** Start INFORMATION PROVIDED **

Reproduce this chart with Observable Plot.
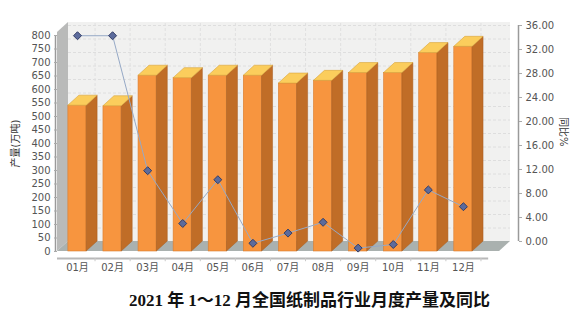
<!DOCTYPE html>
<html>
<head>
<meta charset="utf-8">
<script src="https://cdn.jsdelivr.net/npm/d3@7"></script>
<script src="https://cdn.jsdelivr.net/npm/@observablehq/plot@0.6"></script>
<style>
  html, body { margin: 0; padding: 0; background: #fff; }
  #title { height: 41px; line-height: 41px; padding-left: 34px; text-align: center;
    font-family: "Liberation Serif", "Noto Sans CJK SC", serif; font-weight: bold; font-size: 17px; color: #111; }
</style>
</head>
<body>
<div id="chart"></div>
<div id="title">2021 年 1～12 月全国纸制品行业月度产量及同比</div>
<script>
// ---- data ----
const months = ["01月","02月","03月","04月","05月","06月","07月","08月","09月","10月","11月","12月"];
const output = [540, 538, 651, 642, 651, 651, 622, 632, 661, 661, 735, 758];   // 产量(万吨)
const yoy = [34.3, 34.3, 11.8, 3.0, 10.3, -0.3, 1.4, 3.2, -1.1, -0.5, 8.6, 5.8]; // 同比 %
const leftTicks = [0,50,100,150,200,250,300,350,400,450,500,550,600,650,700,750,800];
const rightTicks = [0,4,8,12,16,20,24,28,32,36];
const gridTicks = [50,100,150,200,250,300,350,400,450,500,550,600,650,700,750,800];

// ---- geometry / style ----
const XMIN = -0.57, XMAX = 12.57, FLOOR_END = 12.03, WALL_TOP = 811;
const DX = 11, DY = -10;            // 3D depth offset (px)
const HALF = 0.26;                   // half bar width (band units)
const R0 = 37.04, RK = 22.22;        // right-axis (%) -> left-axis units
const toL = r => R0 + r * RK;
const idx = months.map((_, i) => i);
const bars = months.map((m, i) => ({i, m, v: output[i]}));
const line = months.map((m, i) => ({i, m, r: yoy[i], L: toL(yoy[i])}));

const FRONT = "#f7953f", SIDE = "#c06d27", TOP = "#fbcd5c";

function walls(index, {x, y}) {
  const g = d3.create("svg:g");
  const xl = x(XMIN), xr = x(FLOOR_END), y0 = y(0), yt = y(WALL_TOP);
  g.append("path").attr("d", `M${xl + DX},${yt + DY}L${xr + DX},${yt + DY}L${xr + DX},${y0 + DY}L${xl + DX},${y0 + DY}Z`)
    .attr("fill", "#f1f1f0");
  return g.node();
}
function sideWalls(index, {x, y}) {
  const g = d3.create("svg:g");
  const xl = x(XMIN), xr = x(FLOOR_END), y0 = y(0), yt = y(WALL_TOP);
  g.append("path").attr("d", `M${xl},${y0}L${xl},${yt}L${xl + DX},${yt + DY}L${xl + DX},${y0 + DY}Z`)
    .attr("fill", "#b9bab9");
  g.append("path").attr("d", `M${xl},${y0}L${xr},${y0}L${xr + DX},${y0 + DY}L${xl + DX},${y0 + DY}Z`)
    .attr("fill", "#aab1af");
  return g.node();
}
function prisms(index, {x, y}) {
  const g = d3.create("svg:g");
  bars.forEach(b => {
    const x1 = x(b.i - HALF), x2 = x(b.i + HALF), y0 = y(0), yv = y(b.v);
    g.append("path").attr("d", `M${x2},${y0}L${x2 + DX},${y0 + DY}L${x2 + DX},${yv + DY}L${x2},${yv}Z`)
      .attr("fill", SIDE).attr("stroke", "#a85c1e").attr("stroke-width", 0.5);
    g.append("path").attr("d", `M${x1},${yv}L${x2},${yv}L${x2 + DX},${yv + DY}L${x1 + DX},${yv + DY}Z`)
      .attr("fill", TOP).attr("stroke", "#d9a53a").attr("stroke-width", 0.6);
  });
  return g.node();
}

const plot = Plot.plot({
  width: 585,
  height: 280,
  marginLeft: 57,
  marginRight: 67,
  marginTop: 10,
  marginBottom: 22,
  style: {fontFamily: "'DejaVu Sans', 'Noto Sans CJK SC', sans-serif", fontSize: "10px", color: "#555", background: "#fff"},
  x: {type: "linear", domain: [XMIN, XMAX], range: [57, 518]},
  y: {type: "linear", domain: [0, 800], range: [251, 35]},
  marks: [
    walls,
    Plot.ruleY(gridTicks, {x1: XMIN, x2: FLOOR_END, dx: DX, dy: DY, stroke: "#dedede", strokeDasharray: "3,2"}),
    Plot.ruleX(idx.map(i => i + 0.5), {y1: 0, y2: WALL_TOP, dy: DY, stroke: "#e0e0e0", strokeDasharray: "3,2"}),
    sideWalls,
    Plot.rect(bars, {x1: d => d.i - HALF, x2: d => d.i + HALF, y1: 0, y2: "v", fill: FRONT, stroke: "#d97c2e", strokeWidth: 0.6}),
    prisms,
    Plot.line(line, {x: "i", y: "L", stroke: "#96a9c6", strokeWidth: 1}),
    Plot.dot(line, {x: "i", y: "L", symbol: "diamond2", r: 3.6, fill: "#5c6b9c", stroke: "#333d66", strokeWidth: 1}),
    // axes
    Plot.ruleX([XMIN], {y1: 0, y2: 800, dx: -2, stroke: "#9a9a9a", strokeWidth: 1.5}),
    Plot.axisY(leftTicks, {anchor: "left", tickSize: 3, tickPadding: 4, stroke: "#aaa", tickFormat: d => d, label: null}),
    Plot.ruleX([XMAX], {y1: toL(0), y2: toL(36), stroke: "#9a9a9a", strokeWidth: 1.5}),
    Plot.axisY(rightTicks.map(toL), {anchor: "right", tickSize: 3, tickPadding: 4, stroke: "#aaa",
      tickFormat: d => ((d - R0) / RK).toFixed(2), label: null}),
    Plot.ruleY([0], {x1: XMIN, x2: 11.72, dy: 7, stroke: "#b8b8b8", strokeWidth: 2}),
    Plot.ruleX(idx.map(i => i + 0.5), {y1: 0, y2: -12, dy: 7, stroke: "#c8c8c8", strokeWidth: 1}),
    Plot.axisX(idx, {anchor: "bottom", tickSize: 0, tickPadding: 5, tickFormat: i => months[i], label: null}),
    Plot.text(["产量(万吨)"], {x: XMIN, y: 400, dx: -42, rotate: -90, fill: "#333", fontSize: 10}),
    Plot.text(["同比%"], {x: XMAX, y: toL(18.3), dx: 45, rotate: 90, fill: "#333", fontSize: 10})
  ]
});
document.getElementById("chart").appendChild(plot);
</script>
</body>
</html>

** End INFORMATION PROVIDED **

(GIVEN EXERCISE) Repeat the material above verbatim. Leave the pictures behind.

(TASK RESPONSE)
Reproduce this chart with Observable Plot.
<!DOCTYPE html>
<html>
<head>
<meta charset="utf-8">
<script src="https://cdn.jsdelivr.net/npm/d3@7"></script>
<script src="https://cdn.jsdelivr.net/npm/@observablehq/plot@0.6"></script>
<style>
  html, body { margin: 0; padding: 0; background: #fff; }
  #title { height: 41px; line-height: 41px; padding-left: 34px; text-align: center;
    font-family: "Liberation Serif", "Noto Sans CJK SC", serif; font-weight: bold; font-size: 17px; color: #111; }
</style>
</head>
<body>
<div id="chart"></div>
<div id="title">2021 年 1～12 月全国纸制品行业月度产量及同比</div>
<script>
// ---- data ----
const months = ["01月","02月","03月","04月","05月","06月","07月","08月","09月","10月","11月","12月"];
const output = [540, 538, 651, 642, 651, 651, 622, 632, 661, 661, 735, 758];   // 产量(万吨)
const yoy = [34.3, 34.3, 11.8, 3.0, 10.3, -0.3, 1.4, 3.2, -1.1, -0.5, 8.6, 5.8]; // 同比 %
const leftTicks = [0,50,100,150,200,250,300,350,400,450,500,550,600,650,700,750,800];
const rightTicks = [0,4,8,12,16,20,24,28,32,36];
const gridTicks = [50,100,150,200,250,300,350,400,450,500,550,600,650,700,750,800];

// ---- geometry / style ----
const XMIN = -0.57, XMAX = 12.57, FLOOR_END = 12.03, WALL_TOP = 811;
const DX = 11, DY = -10;            // 3D depth offset (px)
const HALF = 0.26;                   // half bar width (band units)
const R0 = 37.04, RK = 22.22;        // right-axis (%) -> left-axis units
const toL = r => R0 + r * RK;
const idx = months.map((_, i) => i);
const bars = months.map((m, i) => ({i, m, v: output[i]}));
const line = months.map((m, i) => ({i, m, r: yoy[i], L: toL(yoy[i])}));

const FRONT = "#f7953f", SIDE = "#c06d27", TOP = "#fbcd5c";

function walls(index, {x, y}) {
  const g = d3.create("svg:g");
  const xl = x(XMIN), xr = x(FLOOR_END), y0 = y(0), yt = y(WALL_TOP);
  g.append("path").attr("d", `M${xl + DX},${yt + DY}L${xr + DX},${yt + DY}L${xr + DX},${y0 + DY}L${xl + DX},${y0 + DY}Z`)
    .attr("fill", "#f1f1f0");
  return g.node();
}
function sideWalls(index, {x, y}) {
  const g = d3.create("svg:g");
  const xl = x(XMIN), xr = x(FLOOR_END), y0 = y(0), yt = y(WALL_TOP);
  g.append("path").attr("d", `M${xl},${y0}L${xl},${yt}L${xl + DX},${yt + DY}L${xl + DX},${y0 + DY}Z`)
    .attr("fill", "#b9bab9");
  g.append("path").attr("d", `M${xl},${y0}L${xr},${y0}L${xr + DX},${y0 + DY}L${xl + DX},${y0 + DY}Z`)
    .attr("fill", "#aab1af");
  return g.node();
}
function prisms(index, {x, y}) {
  const g = d3.create("svg:g");
  bars.forEach(b => {
    const x1 = x(b.i - HALF), x2 = x(b.i + HALF), y0 = y(0), yv = y(b.v);
    g.append("path").attr("d", `M${x2},${y0}L${x2 + DX},${y0 + DY}L${x2 + DX},${yv + DY}L${x2},${yv}Z`)
      .attr("fill", SIDE).attr("stroke", "#a85c1e").attr("stroke-width", 0.5);
    g.append("path").attr("d", `M${x1},${yv}L${x2},${yv}L${x2 + DX},${yv + DY}L${x1 + DX},${yv + DY}Z`)
      .attr("fill", TOP).attr("stroke", "#d9a53a").attr("stroke-width", 0.6);
  });
  return g.node();
}

const plot = Plot.plot({
  width: 585,
  height: 280,
  marginLeft: 57,
  marginRight: 67,
  marginTop: 10,
  marginBottom: 22,
  style: {fontFamily: "'DejaVu Sans', 'Noto Sans CJK SC', sans-serif", fontSize: "10px", color: "#555", background: "#fff"},
  x: {type: "linear", domain: [XMIN, XMAX], range: [57, 518]},
  y: {type: "linear", domain: [0, 800], range: [251, 35]},
  marks: [
    walls,
    Plot.ruleY(gridTicks, {x1: XMIN, x2: FLOOR_END, dx: DX, dy: DY, stroke: "#dedede", strokeDasharray: "3,2"}),
    Plot.ruleX(idx.map(i => i + 0.5), {y1: 0, y2: WALL_TOP, dy: DY, stroke: "#e0e0e0", strokeDasharray: "3,2"}),
    sideWalls,
    Plot.rect(bars, {x1: d => d.i - HALF, x2: d => d.i + HALF, y1: 0, y2: "v", fill: FRONT, stroke: "#d97c2e", strokeWidth: 0.6}),
    prisms,
    Plot.line(line, {x: "i", y: "L", stroke: "#96a9c6", strokeWidth: 1}),
    Plot.dot(line, {x: "i", y: "L", symbol: "diamond2", r: 3.6, fill: "#5c6b9c", stroke: "#333d66", strokeWidth: 1}),
    // axes
    Plot.ruleX([XMIN], {y1: 0, y2: 800, dx: -2, stroke: "#9a9a9a", strokeWidth: 1.5}),
    Plot.axisY(leftTicks, {anchor: "left", tickSize: 3, tickPadding: 4, stroke: "#aaa", tickFormat: d => d, label: null}),
    Plot.ruleX([XMAX], {y1: toL(0), y2: toL(36), stroke: "#9a9a9a", strokeWidth: 1.5}),
    Plot.axisY(rightTicks.map(toL), {anchor: "right", tickSize: 3, tickPadding: 4, stroke: "#aaa",
      tickFormat: d => ((d - R0) / RK).toFixed(2), label: null}),
    Plot.ruleY([0], {x1: XMIN, x2: 11.72, dy: 7, stroke: "#b8b8b8", strokeWidth: 2}),
    Plot.ruleX(idx.map(i => i + 0.5), {y1: 0, y2: -12, dy: 7, stroke: "#c8c8c8", strokeWidth: 1}),
    Plot.axisX(idx, {anchor: "bottom", tickSize: 0, tickPadding: 5, tickFormat: i => months[i], label: null}),
    Plot.text(["产量(万吨)"], {x: XMIN, y: 400, dx: -42, rotate: -90, fill: "#333", fontSize: 10}),
    Plot.text(["同比%"], {x: XMAX, y: toL(18.3), dx: 45, rotate: 90, fill: "#333", fontSize: 10})
  ]
});
document.getElementById("chart").appendChild(plot);
</script>
</body>
</html>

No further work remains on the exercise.